Les violences dénoncées dans le livre de Mélanie Dechalotte renvoient-elle à une vérité ? (confère son interview publiée le 9/11/2017 : http://bit.ly/2mwy5fN)
Il y a certes un livre noir mais aussi beaucoup de livres roses. En fait, je ne vois qu’une attention grandissante de la part des équipes (sages-femmes, infirmières, médecins) dont la féminisation est grande) à la personnalité de la future maman et à l’équilibre du couple. En vérité, c’est la mise en situation qui change les comportements. Combien de femmes contre l’IVG ont changé d’avis lorsqu’elles sont tombées enceintes. La dimension temporelle est ici essentielle. Prendre du temps permet de résoudre des conflits, des incompréhensions. Bien sûr, tout n’a pas été parfait lorsque j’ai été chef de service. Mais nous avons mis en place des groupes Balint, et nous avons recruté des psychologues, des psychanalystes afin de nous aider à dénouer des crises. Pour être honnête, je n’avais pas vu venir ce phénomène de remise en cause de la pilule et de dénonciation systématique de cas de maltraitances. C’est aussi une affaire de balancier.
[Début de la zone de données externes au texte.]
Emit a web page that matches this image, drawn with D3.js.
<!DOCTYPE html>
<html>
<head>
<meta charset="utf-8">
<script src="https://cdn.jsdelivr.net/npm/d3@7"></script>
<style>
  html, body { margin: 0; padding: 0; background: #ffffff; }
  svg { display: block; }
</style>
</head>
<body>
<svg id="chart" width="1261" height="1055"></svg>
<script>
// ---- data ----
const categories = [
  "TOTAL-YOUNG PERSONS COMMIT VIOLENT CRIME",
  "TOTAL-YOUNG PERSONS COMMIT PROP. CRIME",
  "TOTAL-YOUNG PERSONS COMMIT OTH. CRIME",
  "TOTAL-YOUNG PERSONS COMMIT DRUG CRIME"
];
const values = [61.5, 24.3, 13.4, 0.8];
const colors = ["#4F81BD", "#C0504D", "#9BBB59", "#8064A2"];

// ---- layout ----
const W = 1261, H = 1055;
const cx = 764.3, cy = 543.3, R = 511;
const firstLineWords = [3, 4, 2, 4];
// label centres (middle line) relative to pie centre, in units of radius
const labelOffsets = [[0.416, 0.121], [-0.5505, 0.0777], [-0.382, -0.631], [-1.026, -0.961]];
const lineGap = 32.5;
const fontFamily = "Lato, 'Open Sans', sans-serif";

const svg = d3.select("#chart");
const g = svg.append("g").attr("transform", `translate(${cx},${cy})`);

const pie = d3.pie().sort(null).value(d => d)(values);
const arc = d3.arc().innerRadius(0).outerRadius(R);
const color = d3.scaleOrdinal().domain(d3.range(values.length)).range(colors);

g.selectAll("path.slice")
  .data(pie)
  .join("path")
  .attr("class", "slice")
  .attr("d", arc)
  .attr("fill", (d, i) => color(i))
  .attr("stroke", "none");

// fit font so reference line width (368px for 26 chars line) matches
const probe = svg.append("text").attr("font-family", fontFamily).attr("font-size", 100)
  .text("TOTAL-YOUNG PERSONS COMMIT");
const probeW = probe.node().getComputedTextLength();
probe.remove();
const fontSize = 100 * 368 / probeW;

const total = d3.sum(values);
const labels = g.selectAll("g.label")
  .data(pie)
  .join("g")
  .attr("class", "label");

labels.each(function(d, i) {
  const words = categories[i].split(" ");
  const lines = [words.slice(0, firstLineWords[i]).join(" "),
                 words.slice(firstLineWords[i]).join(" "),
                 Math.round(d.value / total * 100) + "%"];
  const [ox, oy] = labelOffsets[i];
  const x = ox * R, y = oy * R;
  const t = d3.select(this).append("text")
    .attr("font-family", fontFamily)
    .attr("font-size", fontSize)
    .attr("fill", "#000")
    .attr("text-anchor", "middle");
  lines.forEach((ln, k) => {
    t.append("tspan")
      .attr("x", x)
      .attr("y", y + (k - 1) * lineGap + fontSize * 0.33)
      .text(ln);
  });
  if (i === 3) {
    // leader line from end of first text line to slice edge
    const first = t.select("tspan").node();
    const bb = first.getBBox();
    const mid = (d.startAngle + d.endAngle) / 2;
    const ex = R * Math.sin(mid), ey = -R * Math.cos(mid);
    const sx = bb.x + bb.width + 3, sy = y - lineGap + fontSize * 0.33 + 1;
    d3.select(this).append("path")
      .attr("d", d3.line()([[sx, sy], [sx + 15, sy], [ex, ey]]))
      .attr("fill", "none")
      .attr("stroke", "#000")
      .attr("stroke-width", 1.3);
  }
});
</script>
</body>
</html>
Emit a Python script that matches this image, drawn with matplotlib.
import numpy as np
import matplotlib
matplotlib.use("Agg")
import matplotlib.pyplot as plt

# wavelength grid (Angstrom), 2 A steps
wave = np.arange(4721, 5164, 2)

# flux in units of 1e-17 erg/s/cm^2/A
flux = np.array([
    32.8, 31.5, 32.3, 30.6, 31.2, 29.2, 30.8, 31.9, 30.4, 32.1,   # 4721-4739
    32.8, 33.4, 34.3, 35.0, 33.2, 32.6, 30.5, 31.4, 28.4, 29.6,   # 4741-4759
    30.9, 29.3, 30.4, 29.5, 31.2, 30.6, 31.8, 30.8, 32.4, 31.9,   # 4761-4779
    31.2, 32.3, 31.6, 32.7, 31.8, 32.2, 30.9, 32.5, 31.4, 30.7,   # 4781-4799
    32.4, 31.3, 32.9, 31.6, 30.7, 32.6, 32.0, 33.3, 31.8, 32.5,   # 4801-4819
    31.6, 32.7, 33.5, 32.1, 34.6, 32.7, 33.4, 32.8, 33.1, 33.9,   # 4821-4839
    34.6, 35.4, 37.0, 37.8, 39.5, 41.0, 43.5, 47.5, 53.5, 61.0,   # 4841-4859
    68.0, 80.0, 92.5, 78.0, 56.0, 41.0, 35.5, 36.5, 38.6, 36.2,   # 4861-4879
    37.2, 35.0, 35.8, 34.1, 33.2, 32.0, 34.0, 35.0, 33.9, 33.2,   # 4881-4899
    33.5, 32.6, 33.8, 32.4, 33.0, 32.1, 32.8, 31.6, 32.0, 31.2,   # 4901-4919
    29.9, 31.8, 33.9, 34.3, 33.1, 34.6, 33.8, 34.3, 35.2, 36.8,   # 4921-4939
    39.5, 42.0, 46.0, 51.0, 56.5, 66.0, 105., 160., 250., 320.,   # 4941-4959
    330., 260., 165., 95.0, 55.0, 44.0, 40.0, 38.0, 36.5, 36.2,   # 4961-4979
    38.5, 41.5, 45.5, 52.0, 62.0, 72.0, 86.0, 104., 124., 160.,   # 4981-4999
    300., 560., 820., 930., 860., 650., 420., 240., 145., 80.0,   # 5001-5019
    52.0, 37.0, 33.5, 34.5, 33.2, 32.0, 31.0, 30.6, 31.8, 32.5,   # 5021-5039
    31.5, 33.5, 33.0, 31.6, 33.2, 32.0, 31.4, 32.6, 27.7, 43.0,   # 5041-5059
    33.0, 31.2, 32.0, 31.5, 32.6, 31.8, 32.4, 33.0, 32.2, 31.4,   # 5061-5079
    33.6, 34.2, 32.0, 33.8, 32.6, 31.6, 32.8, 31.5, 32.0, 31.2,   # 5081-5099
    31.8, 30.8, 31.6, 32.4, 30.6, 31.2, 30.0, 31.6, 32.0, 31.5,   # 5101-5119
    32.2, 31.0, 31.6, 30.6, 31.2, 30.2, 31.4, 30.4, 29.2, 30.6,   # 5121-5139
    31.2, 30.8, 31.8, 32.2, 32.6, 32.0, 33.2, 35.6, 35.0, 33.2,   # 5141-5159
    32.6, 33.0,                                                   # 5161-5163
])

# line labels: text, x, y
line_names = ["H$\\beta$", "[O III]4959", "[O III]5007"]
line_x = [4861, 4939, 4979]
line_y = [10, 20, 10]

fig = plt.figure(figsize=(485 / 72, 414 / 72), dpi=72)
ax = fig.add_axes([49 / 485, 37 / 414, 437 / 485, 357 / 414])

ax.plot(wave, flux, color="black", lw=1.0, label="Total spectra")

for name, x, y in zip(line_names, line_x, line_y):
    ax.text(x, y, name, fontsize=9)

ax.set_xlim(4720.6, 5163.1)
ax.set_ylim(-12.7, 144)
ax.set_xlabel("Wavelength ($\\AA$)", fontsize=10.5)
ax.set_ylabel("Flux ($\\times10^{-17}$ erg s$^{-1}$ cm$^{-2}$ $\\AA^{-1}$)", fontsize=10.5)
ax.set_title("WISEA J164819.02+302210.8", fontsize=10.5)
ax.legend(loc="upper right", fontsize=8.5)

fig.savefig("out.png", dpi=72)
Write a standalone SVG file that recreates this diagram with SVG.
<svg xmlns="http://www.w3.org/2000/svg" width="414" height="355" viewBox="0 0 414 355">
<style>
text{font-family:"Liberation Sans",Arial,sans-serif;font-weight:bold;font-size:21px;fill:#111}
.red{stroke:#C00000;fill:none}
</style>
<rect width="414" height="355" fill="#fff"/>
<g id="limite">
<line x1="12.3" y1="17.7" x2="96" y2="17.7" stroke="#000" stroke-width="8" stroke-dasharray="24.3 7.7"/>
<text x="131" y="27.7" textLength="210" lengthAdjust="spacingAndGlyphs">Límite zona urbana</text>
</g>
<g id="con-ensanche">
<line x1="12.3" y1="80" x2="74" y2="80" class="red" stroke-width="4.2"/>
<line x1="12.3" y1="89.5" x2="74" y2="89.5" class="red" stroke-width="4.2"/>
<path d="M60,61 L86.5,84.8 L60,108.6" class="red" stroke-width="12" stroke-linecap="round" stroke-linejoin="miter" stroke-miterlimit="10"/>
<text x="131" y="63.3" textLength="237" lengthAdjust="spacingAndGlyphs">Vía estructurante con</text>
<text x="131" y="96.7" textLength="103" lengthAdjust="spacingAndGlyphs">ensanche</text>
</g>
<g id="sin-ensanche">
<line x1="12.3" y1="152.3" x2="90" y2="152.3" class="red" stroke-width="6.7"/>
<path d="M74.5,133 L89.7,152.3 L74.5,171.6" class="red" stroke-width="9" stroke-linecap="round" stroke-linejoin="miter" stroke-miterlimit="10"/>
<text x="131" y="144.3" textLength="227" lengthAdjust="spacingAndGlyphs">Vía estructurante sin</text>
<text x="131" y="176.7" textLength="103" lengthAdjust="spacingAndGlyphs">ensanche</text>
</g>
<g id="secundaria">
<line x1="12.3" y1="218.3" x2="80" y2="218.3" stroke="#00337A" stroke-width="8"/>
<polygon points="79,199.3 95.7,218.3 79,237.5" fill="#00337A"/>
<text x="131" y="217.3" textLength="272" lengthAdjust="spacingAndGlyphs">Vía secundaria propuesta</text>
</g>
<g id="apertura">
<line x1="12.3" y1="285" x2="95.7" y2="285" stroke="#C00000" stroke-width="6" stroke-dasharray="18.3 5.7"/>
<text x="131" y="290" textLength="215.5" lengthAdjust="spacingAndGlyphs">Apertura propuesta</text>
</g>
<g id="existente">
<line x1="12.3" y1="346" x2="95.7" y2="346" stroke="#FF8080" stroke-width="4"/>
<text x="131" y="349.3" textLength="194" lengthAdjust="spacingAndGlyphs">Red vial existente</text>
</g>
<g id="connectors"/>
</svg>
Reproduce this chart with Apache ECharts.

Comment expliquer ce phénomène ?
En fait, la médecine fait peur. Le processus est assez récent. Comment le comprendre ? Notre société tend vers un modèle hédoniste où domine le slogan : « Il faut être bien tout de suite. » Pour être plus précis, c‘est la maladie que les Français redoutent. Ce qui les conduit à refouler tout ce qui leur évoque la souffrance, voire la mort. D’autre part, les professionnels de santé ont commis des erreurs. En pratique, il faut toujours peser les risques. Si l’on prend l’exemple de la fécondation in vitro, la procédure médicale n’est pas exempte de dangers. En a-t-on vraiment besoin ? Avant chaque décision, il est nécessaire de peser risque contre risque. Et d’éliminer toute influence, celles exercées par l’industrie pharmaceutique, les pouvoirs publics, les médias dans la prise de décision. L’exercice se révèle d’autant plus difficile qu’avec la multiplication des réseaux sociaux et des moyens de communication toute parole est réputée fiable, quel que soit l’émetteur et sa crédibilité. Le médecin est demandé seulement parce qu’il y a une perturbation de la nature. Il renvoie ainsi aux difficultés rencontrées.
Comment les professionnels doivent-ils répondre à cette situation ?
Il faut rester objectif et plus scientifique, c’est-à-dire faire (comme cela est fait dans de nombreuses maternités) des audits de satisfaction anonymes. Les résultats réguliers permettent d’être à l’écoute, et non de recueillir qu’un seul vécu des choses, ce qui biaise la réalité (s’il faut en tenir compte). Il faut réaliser un vrai travail d’enquête, pas un déroulé d’une seule couleur. Ce qui nécessite un journalisme d’investigation sûrement, et de conviction.
Ce processus est-il observé dans d'autres pays ?
Je n’ai pas été dans tous les pays. En tout état de cause, il n’a pas la même ampleur ailleurs. Mais rappelons quelques chiffres qui illustrent la situation dans les pays en voie de développement. 500 000 femmes meurent par an des suites de leur grossesse. Les besoins sont là immenses et non encore satisfaits. J’espère voir un jour la diffusion à grande échelle d’un vaccin contre le paludisme. En France, nous sommes dans une société protégée où le reste à charge est relativement limité. Regardons ce qui se passe à nos frontières. En attendant, en Afrique par exemple, il faut plus de médecine. Cela ne signifie pas qu’il y aurait eu en Occident trop de médecine. Simplement j’appelle à une médecine qui soit mieux distribuée. Entre ceux qui bénéficient de toutes les innovations et les autres implantés dans les déserts médicaux ou les quartiers sensibles, les inégalités sont criantes. Il y a bien un problème de répartition de l’offre de soins. D’autant que la médecine change avec l’essor des maladies chroniques. Au final, nous avons en France une belle médecine même si elle doit évoluer.